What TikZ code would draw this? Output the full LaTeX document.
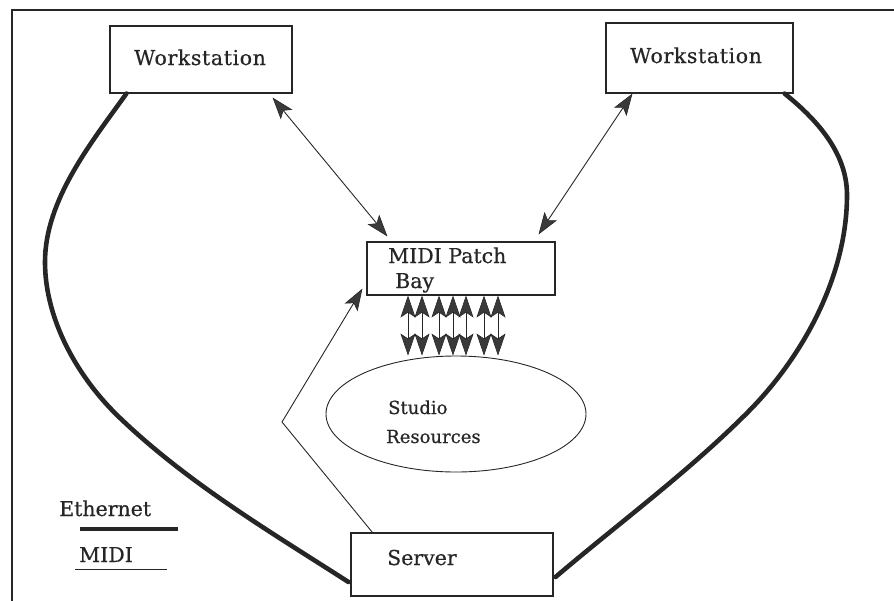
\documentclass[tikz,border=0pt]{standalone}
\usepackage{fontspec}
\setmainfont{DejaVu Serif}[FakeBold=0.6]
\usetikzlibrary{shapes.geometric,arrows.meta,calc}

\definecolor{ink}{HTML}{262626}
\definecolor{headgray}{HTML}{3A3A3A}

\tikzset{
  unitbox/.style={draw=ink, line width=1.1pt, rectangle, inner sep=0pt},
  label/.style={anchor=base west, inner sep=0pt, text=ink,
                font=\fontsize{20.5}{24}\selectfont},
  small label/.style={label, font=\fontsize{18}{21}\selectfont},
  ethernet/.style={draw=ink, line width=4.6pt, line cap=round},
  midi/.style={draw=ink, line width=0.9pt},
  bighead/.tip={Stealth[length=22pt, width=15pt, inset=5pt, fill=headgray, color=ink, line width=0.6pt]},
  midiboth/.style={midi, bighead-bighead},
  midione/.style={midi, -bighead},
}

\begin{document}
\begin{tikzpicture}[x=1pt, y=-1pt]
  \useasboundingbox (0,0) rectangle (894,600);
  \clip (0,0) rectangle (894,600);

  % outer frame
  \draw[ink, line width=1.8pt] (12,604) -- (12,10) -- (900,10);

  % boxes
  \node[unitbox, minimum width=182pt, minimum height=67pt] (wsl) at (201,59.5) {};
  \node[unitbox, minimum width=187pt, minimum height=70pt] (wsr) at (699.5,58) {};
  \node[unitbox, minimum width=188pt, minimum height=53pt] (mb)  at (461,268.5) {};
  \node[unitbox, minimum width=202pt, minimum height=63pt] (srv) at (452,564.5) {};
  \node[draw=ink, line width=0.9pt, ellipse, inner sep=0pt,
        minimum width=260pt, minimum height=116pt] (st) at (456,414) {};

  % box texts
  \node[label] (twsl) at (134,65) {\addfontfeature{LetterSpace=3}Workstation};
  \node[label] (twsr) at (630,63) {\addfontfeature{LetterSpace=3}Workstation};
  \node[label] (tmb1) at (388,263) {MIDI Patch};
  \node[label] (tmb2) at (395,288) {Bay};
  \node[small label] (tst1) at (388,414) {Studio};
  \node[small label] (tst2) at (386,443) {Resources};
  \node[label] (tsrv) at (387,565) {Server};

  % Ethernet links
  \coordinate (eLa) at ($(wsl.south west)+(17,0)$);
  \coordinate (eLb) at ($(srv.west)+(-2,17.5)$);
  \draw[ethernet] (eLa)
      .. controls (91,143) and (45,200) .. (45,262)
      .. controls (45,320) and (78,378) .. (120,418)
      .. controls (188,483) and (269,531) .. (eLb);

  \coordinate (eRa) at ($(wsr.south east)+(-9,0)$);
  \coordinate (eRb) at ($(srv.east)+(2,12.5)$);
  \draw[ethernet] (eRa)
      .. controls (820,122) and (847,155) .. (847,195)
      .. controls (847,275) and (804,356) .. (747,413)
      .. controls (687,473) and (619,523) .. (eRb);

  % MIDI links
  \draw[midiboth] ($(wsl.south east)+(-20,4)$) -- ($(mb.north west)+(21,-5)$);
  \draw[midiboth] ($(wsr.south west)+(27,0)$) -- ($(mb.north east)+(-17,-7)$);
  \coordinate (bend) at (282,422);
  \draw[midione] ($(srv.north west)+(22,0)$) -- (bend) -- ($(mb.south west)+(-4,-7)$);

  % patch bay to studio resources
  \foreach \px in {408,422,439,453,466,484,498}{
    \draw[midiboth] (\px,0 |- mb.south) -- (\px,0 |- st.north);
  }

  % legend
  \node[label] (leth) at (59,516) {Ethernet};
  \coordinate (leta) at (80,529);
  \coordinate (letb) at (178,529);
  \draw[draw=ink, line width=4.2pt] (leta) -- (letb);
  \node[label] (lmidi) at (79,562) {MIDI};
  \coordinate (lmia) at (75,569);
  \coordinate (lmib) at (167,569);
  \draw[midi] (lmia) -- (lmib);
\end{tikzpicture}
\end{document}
+++++
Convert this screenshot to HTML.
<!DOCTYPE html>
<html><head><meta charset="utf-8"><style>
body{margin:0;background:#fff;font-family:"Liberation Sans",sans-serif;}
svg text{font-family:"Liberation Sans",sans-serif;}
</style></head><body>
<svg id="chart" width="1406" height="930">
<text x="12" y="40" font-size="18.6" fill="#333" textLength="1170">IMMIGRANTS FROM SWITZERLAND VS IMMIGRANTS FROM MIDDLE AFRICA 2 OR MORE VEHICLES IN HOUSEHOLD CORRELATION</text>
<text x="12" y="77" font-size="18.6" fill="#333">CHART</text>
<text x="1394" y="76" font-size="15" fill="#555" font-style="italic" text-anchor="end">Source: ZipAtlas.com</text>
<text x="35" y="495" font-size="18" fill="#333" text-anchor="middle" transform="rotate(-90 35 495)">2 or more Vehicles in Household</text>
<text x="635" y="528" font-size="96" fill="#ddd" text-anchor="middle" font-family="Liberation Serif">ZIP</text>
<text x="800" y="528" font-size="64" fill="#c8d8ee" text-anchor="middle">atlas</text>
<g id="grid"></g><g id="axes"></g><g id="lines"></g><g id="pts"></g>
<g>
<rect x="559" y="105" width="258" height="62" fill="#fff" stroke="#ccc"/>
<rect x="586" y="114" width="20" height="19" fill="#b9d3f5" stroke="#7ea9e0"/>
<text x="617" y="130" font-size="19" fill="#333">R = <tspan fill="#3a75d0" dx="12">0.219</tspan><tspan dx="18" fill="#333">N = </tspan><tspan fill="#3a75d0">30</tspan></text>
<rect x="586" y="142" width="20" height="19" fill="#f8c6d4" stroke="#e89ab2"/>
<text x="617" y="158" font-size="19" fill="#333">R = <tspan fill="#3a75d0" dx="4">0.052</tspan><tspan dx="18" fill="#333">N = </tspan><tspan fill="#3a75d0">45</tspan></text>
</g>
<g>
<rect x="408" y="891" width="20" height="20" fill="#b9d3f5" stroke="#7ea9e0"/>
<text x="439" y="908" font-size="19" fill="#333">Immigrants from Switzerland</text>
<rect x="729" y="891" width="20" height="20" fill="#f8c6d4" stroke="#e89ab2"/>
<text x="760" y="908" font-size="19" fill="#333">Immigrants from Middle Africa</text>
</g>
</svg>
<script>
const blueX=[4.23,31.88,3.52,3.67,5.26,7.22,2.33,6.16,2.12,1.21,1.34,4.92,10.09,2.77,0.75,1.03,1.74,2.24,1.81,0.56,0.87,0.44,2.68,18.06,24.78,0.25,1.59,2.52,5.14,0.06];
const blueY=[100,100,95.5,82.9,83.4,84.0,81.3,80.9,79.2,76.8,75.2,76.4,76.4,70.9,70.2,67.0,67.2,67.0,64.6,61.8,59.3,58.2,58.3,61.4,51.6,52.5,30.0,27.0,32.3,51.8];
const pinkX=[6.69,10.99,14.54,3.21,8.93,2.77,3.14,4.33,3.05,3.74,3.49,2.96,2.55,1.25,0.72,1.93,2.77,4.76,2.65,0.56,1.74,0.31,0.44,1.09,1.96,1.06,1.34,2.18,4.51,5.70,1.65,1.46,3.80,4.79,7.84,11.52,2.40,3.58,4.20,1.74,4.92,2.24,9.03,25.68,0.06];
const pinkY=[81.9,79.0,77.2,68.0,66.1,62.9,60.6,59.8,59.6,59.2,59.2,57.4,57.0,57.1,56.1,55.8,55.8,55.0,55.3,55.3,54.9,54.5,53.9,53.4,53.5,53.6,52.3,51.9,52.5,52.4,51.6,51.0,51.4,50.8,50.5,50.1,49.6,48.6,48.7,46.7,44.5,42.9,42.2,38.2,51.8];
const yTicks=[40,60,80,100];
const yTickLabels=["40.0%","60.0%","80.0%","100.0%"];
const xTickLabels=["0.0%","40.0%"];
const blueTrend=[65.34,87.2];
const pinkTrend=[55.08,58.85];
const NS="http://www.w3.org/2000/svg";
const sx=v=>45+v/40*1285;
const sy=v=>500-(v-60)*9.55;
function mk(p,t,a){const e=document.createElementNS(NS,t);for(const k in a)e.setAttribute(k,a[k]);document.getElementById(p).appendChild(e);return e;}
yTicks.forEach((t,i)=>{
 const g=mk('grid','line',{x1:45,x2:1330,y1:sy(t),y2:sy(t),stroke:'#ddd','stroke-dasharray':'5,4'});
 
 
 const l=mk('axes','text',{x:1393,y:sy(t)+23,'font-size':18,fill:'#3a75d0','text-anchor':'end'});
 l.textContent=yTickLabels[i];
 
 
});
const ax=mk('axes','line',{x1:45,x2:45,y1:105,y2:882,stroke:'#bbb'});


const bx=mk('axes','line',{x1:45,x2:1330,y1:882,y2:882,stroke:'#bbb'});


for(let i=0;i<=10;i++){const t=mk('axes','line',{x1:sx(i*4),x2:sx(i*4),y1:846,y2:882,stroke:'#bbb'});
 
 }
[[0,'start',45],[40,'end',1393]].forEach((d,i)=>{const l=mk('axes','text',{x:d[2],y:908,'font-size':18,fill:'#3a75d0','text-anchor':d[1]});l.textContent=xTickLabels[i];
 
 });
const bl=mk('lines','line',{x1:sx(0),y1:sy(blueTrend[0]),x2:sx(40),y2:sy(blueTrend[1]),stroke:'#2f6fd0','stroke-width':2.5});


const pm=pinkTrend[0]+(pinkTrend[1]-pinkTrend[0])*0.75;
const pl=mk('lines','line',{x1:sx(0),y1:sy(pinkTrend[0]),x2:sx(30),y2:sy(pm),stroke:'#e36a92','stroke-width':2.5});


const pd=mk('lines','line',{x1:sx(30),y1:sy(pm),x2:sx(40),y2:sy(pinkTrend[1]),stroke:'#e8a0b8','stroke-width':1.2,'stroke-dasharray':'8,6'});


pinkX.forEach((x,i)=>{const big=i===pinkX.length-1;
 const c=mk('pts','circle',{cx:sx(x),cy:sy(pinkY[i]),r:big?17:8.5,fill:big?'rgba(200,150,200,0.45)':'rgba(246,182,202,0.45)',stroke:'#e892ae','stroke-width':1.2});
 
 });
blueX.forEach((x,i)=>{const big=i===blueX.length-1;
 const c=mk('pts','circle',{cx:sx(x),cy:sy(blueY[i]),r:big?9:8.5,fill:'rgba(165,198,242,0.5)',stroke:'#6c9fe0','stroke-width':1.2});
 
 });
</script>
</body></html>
+++++
AIM ▸ Drop the images and output only the lines from the one that contains "What TikZ code" to the one that contains "(tsrv) at (387,565)", both included.

SOLVED PROBLEM ▸
What TikZ code would draw this? Output the full LaTeX document.
\documentclass[tikz,border=0pt]{standalone}
\usepackage{fontspec}
\setmainfont{DejaVu Serif}[FakeBold=0.6]
\usetikzlibrary{shapes.geometric,arrows.meta,calc}

\definecolor{ink}{HTML}{262626}
\definecolor{headgray}{HTML}{3A3A3A}

\tikzset{
  unitbox/.style={draw=ink, line width=1.1pt, rectangle, inner sep=0pt},
  label/.style={anchor=base west, inner sep=0pt, text=ink,
                font=\fontsize{20.5}{24}\selectfont},
  small label/.style={label, font=\fontsize{18}{21}\selectfont},
  ethernet/.style={draw=ink, line width=4.6pt, line cap=round},
  midi/.style={draw=ink, line width=0.9pt},
  bighead/.tip={Stealth[length=22pt, width=15pt, inset=5pt, fill=headgray, color=ink, line width=0.6pt]},
  midiboth/.style={midi, bighead-bighead},
  midione/.style={midi, -bighead},
}

\begin{document}
\begin{tikzpicture}[x=1pt, y=-1pt]
  \useasboundingbox (0,0) rectangle (894,600);
  \clip (0,0) rectangle (894,600);

  % outer frame
  \draw[ink, line width=1.8pt] (12,604) -- (12,10) -- (900,10);

  % boxes
  \node[unitbox, minimum width=182pt, minimum height=67pt] (wsl) at (201,59.5) {};
  \node[unitbox, minimum width=187pt, minimum height=70pt] (wsr) at (699.5,58) {};
  \node[unitbox, minimum width=188pt, minimum height=53pt] (mb)  at (461,268.5) {};
  \node[unitbox, minimum width=202pt, minimum height=63pt] (srv) at (452,564.5) {};
  \node[draw=ink, line width=0.9pt, ellipse, inner sep=0pt,
        minimum width=260pt, minimum height=116pt] (st) at (456,414) {};

  % box texts
  \node[label] (twsl) at (134,65) {\addfontfeature{LetterSpace=3}Workstation};
  \node[label] (twsr) at (630,63) {\addfontfeature{LetterSpace=3}Workstation};
  \node[label] (tmb1) at (388,263) {MIDI Patch};
  \node[label] (tmb2) at (395,288) {Bay};
  \node[small label] (tst1) at (388,414) {Studio};
  \node[small label] (tst2) at (386,443) {Resources};
  \node[label] (tsrv) at (387,565) {Server};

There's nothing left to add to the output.